Mikko Preuß: I think it is less about the size of a single asset and more about how you structure your portfolio. Most of our projects fall in the 10 to 30 MW range, but we aggregate them into larger pools. That lets us offer, say, 50 MW of capacity to off-takers with a balanced fifty-fifty mix of contracted and merchant exposure. We recently closed a deal like that, and this portfolio approach – thinking in total megawatts under management rather than individual assets – is where the market is heading.
Thomas Osburg: When it comes to tolling for smaller storage projects, it is about market access. The PPA landscape in the PV sector illustrates this well: Power purchase agreements are typically reserved for larger projects, where the legal and administrative effort makes economic sense. The same holds true for BESS. Large assets can absorb the legal costs, but when it comes to smaller ones, developers are often forced to opt for merchant models. Unless we create standardized frameworks to aggregate and contract smaller projects efficiently, many of these assets will remain excluded from structured revenue opportunities.
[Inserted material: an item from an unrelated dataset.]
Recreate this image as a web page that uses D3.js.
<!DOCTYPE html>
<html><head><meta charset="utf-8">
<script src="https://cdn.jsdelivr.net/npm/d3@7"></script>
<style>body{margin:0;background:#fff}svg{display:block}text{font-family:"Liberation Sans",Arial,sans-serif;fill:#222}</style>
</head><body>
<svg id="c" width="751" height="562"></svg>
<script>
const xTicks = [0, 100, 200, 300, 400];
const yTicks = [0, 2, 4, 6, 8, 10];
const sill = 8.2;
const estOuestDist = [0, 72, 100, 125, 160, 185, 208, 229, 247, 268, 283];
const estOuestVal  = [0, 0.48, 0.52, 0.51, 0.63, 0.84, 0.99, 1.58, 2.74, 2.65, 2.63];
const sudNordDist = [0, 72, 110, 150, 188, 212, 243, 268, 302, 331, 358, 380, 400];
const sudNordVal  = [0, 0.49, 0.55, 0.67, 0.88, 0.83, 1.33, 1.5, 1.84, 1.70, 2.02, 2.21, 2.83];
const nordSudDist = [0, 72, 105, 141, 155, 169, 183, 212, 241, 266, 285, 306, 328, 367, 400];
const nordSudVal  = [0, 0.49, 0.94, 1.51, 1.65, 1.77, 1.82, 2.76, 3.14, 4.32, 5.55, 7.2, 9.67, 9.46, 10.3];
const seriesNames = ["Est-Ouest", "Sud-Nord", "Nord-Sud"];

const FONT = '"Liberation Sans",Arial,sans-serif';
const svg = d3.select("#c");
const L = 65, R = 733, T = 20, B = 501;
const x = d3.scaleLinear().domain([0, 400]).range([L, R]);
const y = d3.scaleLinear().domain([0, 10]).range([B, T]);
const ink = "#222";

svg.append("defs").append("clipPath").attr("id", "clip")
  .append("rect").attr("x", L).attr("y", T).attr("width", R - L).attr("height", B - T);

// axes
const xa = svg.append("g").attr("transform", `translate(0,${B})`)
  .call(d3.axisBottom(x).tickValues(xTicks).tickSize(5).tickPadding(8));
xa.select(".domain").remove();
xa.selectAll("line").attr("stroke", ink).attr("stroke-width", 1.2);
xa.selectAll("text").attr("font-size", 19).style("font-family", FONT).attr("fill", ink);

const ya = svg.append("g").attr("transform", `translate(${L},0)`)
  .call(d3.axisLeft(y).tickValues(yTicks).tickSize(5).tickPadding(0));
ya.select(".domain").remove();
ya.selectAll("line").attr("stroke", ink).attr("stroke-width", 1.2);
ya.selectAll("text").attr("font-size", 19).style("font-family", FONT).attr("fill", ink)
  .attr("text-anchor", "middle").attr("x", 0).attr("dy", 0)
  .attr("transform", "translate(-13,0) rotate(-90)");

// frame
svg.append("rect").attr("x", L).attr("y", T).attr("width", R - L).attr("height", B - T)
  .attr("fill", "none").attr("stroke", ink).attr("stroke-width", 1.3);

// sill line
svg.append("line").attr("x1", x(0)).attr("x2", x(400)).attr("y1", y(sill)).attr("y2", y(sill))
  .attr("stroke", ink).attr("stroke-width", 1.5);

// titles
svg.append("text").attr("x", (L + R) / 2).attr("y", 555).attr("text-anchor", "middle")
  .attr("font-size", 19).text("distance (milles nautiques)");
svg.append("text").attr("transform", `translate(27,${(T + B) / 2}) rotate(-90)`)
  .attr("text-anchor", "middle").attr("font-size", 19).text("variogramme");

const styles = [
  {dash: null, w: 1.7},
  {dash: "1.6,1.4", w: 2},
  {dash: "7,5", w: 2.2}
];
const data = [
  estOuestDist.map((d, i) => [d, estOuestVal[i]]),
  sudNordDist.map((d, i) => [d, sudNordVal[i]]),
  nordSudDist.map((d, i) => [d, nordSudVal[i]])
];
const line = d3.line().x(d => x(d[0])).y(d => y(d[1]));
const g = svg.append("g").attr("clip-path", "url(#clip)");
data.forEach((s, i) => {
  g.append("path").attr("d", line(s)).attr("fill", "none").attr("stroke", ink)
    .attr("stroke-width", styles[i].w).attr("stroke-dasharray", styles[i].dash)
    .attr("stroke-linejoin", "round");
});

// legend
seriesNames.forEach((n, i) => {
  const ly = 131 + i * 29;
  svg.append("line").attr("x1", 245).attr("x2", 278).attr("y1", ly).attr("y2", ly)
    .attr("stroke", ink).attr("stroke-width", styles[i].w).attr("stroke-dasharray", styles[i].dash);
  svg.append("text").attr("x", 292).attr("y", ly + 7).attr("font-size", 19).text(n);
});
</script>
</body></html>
Martin Daronnat: First, ensure there is a clear understanding between all parties. Structured deals are complex, and even small misunderstandings in terminology can cause significant delays. Building trust is equally essential. In every deal, unexpected issues will arise—whether a missed detail, a delay, or a change of plan. When they do, trust is what keeps negotiations moving forward. Strong legal, trading, and structuring teams are also critical, as you must fully understand and accurately represent the risks involved. Finally, don’t sign a tolling deal just because it looks good on paper—sign it because it aligns with your strategy and risk profile.
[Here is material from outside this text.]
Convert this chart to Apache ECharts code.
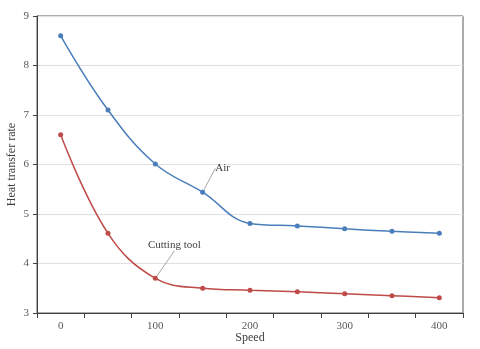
<!DOCTYPE html>
<html>
<head>
<meta charset="utf-8">
<script src="https://cdn.jsdelivr.net/npm/echarts@6/dist/echarts.min.js"></script>
<style>
  html, body { margin: 0; padding: 0; background: #fff; }
  #chart { width: 480px; height: 349px; }
</style>
</head>
<body>
<div id="chart"></div>
<script>
const speeds = ['0', '50', '100', '150', '200', '250', '300', '350', '400'];
const airRate = [8.6, 7.1, 6.01, 5.44, 4.81, 4.76, 4.7, 4.65, 4.61];
const toolRate = [6.6, 4.61, 3.7, 3.5, 3.46, 3.43, 3.39, 3.35, 3.31];

const font = 'Liberation Serif';
const chart = echarts.init(document.getElementById('chart'));

// only one point per series carries its name
const tagged = (vals, idx, text) => vals.map((v, i) => i === idx
  ? { value: v, label: { show: true, formatter: text } }
  : v);

chart.setOption({
  animation: false,
  grid: {
    left: 37, right: 17, top: 16, bottom: 36,
    outerBoundsMode: 'none', containLabel: false,
    show: true, borderColor: '#595959', borderWidth: 1
  },
  xAxis: {
    type: 'category',
    data: speeds,
    boundaryGap: true,
    name: 'Speed',
    nameLocation: 'middle',
    nameGap: 19,
    nameMoveOverlap: false,
    nameTextStyle: { fontFamily: font, fontSize: 12, color: '#404040' },
    axisLine: { lineStyle: { color: '#404040' } },
    axisTick: { show: true, interval: 0, lineStyle: { color: '#404040' } },
    axisLabel: { interval: 1, fontFamily: font, fontSize: 11, color: '#595959', margin: 8 },
    splitLine: { show: false }
  },
  yAxis: {
    type: 'value',
    min: 3,
    max: 9,
    interval: 1,
    name: 'Heat transfer rate',
    nameLocation: 'middle',
    nameGap: 19,
    nameMoveOverlap: false,
    nameTextStyle: { fontFamily: font, fontSize: 12, color: '#404040' },
    axisLine: { show: true, lineStyle: { color: '#404040' } },
    axisTick: { show: true, length: 4, lineStyle: { color: '#404040' } },
    axisLabel: { fontFamily: font, fontSize: 11, color: '#595959', margin: 8 },
    splitLine: { lineStyle: { color: '#e0e0e0' } }
  },
  series: [
    {
      name: 'Air',
      type: 'line',
      smooth: 0.4,
      data: tagged(airRate, 3, 'Air'),
      symbol: 'circle',
      symbolSize: 5,
      lineStyle: { color: '#4a7ebb', width: 1.5 },
      itemStyle: { color: '#4a7ebb' },
      label: { position: 'top', fontFamily: font, fontSize: 11, color: '#404040' },
      labelLayout: { dx: 20, dy: -11 },
      labelLine: { show: true, lineStyle: { color: '#a6a6a6', width: 1 } }
    },
    {
      name: 'Cutting tool',
      type: 'line',
      smooth: 0.4,
      data: tagged(toolRate, 2, 'Cutting tool'),
      symbol: 'circle',
      symbolSize: 5,
      lineStyle: { color: '#be4b48', width: 1.5 },
      itemStyle: { color: '#be4b48' },
      label: { position: 'top', fontFamily: font, fontSize: 11, color: '#404040' },
      labelLayout: { dx: 19, dy: -20 },
      labelLine: { show: true, lineStyle: { color: '#a6a6a6', width: 1 } }
    }
  ]
});
</script>
</body>
</html>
Mikko Preuß: From an investor’s perspective, you should start with clarity on your own strategy. What is your risk appetite? Are you equity-constrained? Are you optimizing for long-term cash flows or internal rate of return? Without that, the market will define your outcome. Next, run a competitive process. Since there are no market standards in place yet, you need to benchmark offers properly. And finally, understand your counterparty’s value drivers. For instance, structuring the toll as a ‘virtual’, capacity-based deal rather than an asset-related structure can keep it off your balance sheet and improve deal economics. That can make a big difference.
Thomas Osburg: Do not forget the bank. We often provide up to 70 percent of project capital, and we need a say in the tolling terms. This includes understanding commercial risks, availability guarantees, penalties, and reporting rights. If the bank is brought in too late, the whole agreement might need to be reopened — and that is something nobody wants.
Marcel Schepers: You have to work out who takes which risks and who is responsible for what, such as monitoring and warranty compliance. A deal might look attractive until you realize the risk sits entirely with the asset owner. That can become a financing issue, too. So fairness and clarity in responsibilities are just as important as prices.